A high-quality metal treadle feeder remains tightly closed until a chicken steps onto the platform, using its weight to open the lid. Rats and songbirds are typically too light to trigger the mechanism, keeping your expensive feed secure. This system eliminates night-time feeding by uninvited guests.

It takes just a few days for curious chickens to learn how to operate a treadle feeder. By stopping feed theft, these feeders pay for themselves within a few months. They also keep your feed clean, dry, and protected from mold-causing moisture.

Chicken Wire Myth: The Danger of Flimsy Mesh

Despite its deceptive name, chicken wire is not designed to keep predators out of your coop. Its primary purpose is to keep chickens in a specific area, and it fails miserably when faced with a hungry carnivore. Relying on it for security is a recipe for heartbreak.

Thin, hexagonal chicken wire can be easily shredded by the claws of a raccoon or bitten through by a dog. Over time, the wire rusts rapidly, becoming brittle and snapping under the slightest pressure. It offers zero protection against determined daytime or nighttime predators.

Use chicken wire only for internal partitions or temporary daytime runs where you can monitor the birds. For any permanent perimeter or night-time housing, always upgrade to heavy-duty, galvanized hardware cloth. It is a small investment that makes a massive difference in flock survival.
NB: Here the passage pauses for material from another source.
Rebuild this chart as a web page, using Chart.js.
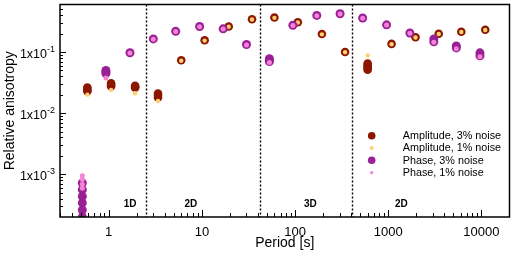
<!DOCTYPE html>
<html>
<head>
<meta charset="utf-8">
<script src="https://cdn.jsdelivr.net/npm/chart.js@4.4.1/dist/chart.umd.min.js"></script>
<style>
  html, body { margin: 0; padding: 0; background: #fff; }
</style>
</head>
<body>
<canvas id="myChart" width="514" height="257"></canvas>
<script>
const FONT = "'Liberation Sans', Arial, Helvetica, sans-serif";

// periods [s] and relative anisotropy, several realizations per period
const ampPeriods = [0.59, 1.06, 1.92, 3.38, 6.0, 10.7, 19.4, 34.5, 60, 107, 194, 344, 601, 1085, 1960, 3480, 6080, 10990];
const amp3 = [
    [0.0263, 0.0245, 0.0229], [0.0308, 0.0290, 0.0275], [0.0281, 0.0270, 0.0261], [0.0209, 0.0195, 0.0180],
    [0.0733], [0.156], [0.262], [0.344], [0.367], [0.308], [0.197], [0.100],
    [0.0647, 0.0612, 0.0579, 0.0545, 0.0512], [0.136], [0.175], [0.1995], [0.215], [0.232]
];
const amp1 = [
    [0.0201], [0.0240], [0.0212], [0.0158], [0.0722], [0.154], [0.259], [0.341], [0.363], [0.305],
    [0.195], [0.099], [0.0881], [0.134], [0.173], [0.197], [0.213], [0.229]
];
const phPeriods = [0.521, 0.933, 1.69, 3.01, 5.23, 9.45, 16.9, 30.1, 53, 94.7, 171, 304, 531, 959, 1706, 3083, 5373, 9640];
const ph3 = [
    [7.2e-4, 5.6e-4, 4.35e-4, 3.4e-4, 2.6e-4, 2.0e-4, 1.6e-4],
    [0.0499, 0.047, 0.0447], [0.0974], [0.164], [0.218], [0.262], [0.240], [0.133],
    [0.078, 0.0735, 0.0698], [0.275], [0.398], [0.424], [0.361], [0.279], [0.205],
    [0.164, 0.147], [0.126, 0.117], [0.097, 0.087]
];
const ph1 = [
    [9.5e-4, 8.2e-4, 6.9e-4, 5.9e-4],
    [0.0375], [0.0965], [0.162], [0.216], [0.259], [0.238], [0.131], [0.0672], [0.272],
    [0.394], [0.42], [0.357], [0.276], [0.203], [0.145], [0.113], [0.084]
];

const seriesLabels = ['Amplitude, 3% noise', 'Amplitude, 1% noise', 'Phase, 3% noise', 'Phase, 1% noise'];
const seriesColors = ['#8c1700', '#ffcf70', '#9a2096', '#f383d6'];

const dividers = [2.5, 42.5, 405];
const regionNames = ['1D', '2D', '3D', '2D'];
const regionX = [1.7, 7.6, 146, 1380];
const regionY = 3.2e-4;

const xTickLabels = [1, 10, 100, 1000, 10000];
const yTickValues = [1e-3, 1e-2, 1e-1];
const yTickExp = ['-3', '-2', '-1'];

function toPoints(periods, groups) {
    const pts = [];
    groups.forEach((g, i) => g.forEach(v => pts.push({ x: periods[i], y: v })));
    return pts;
}

const decorations = {
    id: 'decorations',
    afterDatasetsDraw(chart) {
        const ctx = chart.ctx, a = chart.chartArea;
        const xs = chart.scales.x, ys = chart.scales.y;
        ctx.save();
        ctx.strokeStyle = '#000';

        // dotted dividers
        ctx.lineWidth = 1.4;
        ctx.setLineDash([2, 2]);
        dividers.forEach(v => {
            const px = Math.round(xs.getPixelForValue(v)) + 0.5;
            ctx.beginPath(); ctx.moveTo(px, a.top); ctx.lineTo(px, a.bottom); ctx.stroke();
        });
        ctx.setLineDash([]);

        // inward ticks
        ctx.lineWidth = 1;
        for (let e = -1; e <= 4; e++) {
            for (let m = 1; m <= 9; m++) {
                const v = m * Math.pow(10, e);
                if (v <= xs.min || v >= xs.max) continue;
                const px = Math.round(xs.getPixelForValue(v)) + 0.5;
                ctx.beginPath(); ctx.moveTo(px, a.bottom); ctx.lineTo(px, a.bottom - (m === 1 ? 7 : 4)); ctx.stroke();
            }
        }
        for (let e = -4; e <= 0; e++) {
            for (let m = 1; m <= 9; m++) {
                const v = m * Math.pow(10, e);
                if (v <= ys.min || v >= ys.max) continue;
                const py = Math.round(ys.getPixelForValue(v)) + 0.5;
                ctx.beginPath(); ctx.moveTo(a.left, py); ctx.lineTo(a.left + (m === 1 ? 6 : 3), py); ctx.stroke();
            }
        }

        // frame
        ctx.lineWidth = 1.5;
        ctx.strokeRect(a.left, a.top, a.right - a.left, a.bottom - a.top);

        // y tick labels with exponents
        ctx.fillStyle = '#000';
        ctx.textBaseline = 'alphabetic';
        yTickValues.forEach((v, i) => {
            const py = ys.getPixelForValue(v);
            ctx.font = '9px ' + FONT;
            const ew = ctx.measureText(yTickExp[i]).width;
            ctx.textAlign = 'left';
            ctx.fillText(yTickExp[i], 55 - ew, py - 0.5);
            ctx.font = '12.5px ' + FONT;
            ctx.textAlign = 'right';
            ctx.fillText('1x10', 55 - ew, py + 5.5);
        });

        // region labels
        ctx.font = 'bold 10px ' + FONT;
        ctx.textAlign = 'center';
        ctx.textBaseline = 'middle';
        regionNames.forEach((t, i) => {
            ctx.fillText(t, xs.getPixelForValue(regionX[i]), ys.getPixelForValue(regionY));
        });

        // legend
        const rows = [135.7, 148, 160.3, 172.7];
        const radii = [3.8, 2, 3.8, 1.6];
        ctx.font = '10.8px ' + FONT;
        ctx.textAlign = 'left';
        seriesLabels.forEach((t, i) => {
            ctx.fillStyle = seriesColors[i];
            ctx.beginPath(); ctx.arc(371.7, rows[i], radii[i], 0, Math.PI * 2); ctx.fill();
            ctx.fillStyle = '#000';
            ctx.fillText(t, 402.7, rows[i] + 0.5);
        });
        ctx.restore();
    }
};

function makeSet(i, data, r, order) {
    return {
        label: seriesLabels[i],
        data: data,
        backgroundColor: seriesColors[i],
        pointRadius: r,
        pointBorderWidth: 0,
        pointHoverRadius: r,
        order: order,
        clip: 0
    };
}

const chart = new Chart(document.getElementById('myChart').getContext('2d'), {
    type: 'scatter',
    data: {
        datasets: [
            makeSet(0, toPoints(ampPeriods, amp3), 4.3, 4),
            makeSet(1, toPoints(ampPeriods, amp1), 2.2, 3),
            makeSet(2, toPoints(phPeriods, ph3), 4.5, 2),
            makeSet(3, toPoints(phPeriods, ph1), 2.5, 1)
        ]
    },
    options: {
        responsive: false,
        animation: false,
        events: [],
        layout: { padding: { top: 1, right: 2.5, left: 0, bottom: 0 } },
        plugins: { legend: { display: false }, tooltip: { enabled: false } },
        scales: {
            x: {
                type: 'logarithmic',
                min: 0.3, max: 20000,
                grid: { display: false, drawTicks: false },
                border: { display: false },
                afterBuildTicks: s => { s.ticks = xTickLabels.map(v => ({ value: v })); },
                afterFit: s => { s.height = 40; },
                ticks: {
                    autoSkip: false, maxRotation: 0, padding: 7.5,
                    color: '#000', font: { family: FONT, size: 13 },
                    callback: v => String(v)
                },
                title: {
                    display: true, text: 'Period [s]', color: '#000',
                    font: { family: FONT, size: 14 }, padding: { top: 0, bottom: 5 }
                }
            },
            y: {
                type: 'logarithmic',
                min: 2e-4, max: 0.6,
                grid: { display: false },
                border: { display: false },
                afterBuildTicks: s => { s.ticks = yTickValues.map(v => ({ value: v })); },
                afterFit: s => { s.width = 60; },
                ticks: { display: false },
                title: {
                    display: true, text: 'Relative anisotropy', color: '#000',
                    font: { family: FONT, size: 14 }, padding: { top: 1.6, bottom: 0 }
                }
            }
        }
    },
    plugins: [decorations]
});
</script>
</body>
</html>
Building or retrofitting your poultry housing with these design principles creates a safe, low-maintenance environment where your birds can thrive. By focusing on ventilation, space, and robust predator defense, you protect your flock from common stressors and seasonal challenges. Ultimately, a well-built coop saves you time and money, allowing you to enjoy the rewards of backyard chicken keeping without the constant worry of system failures.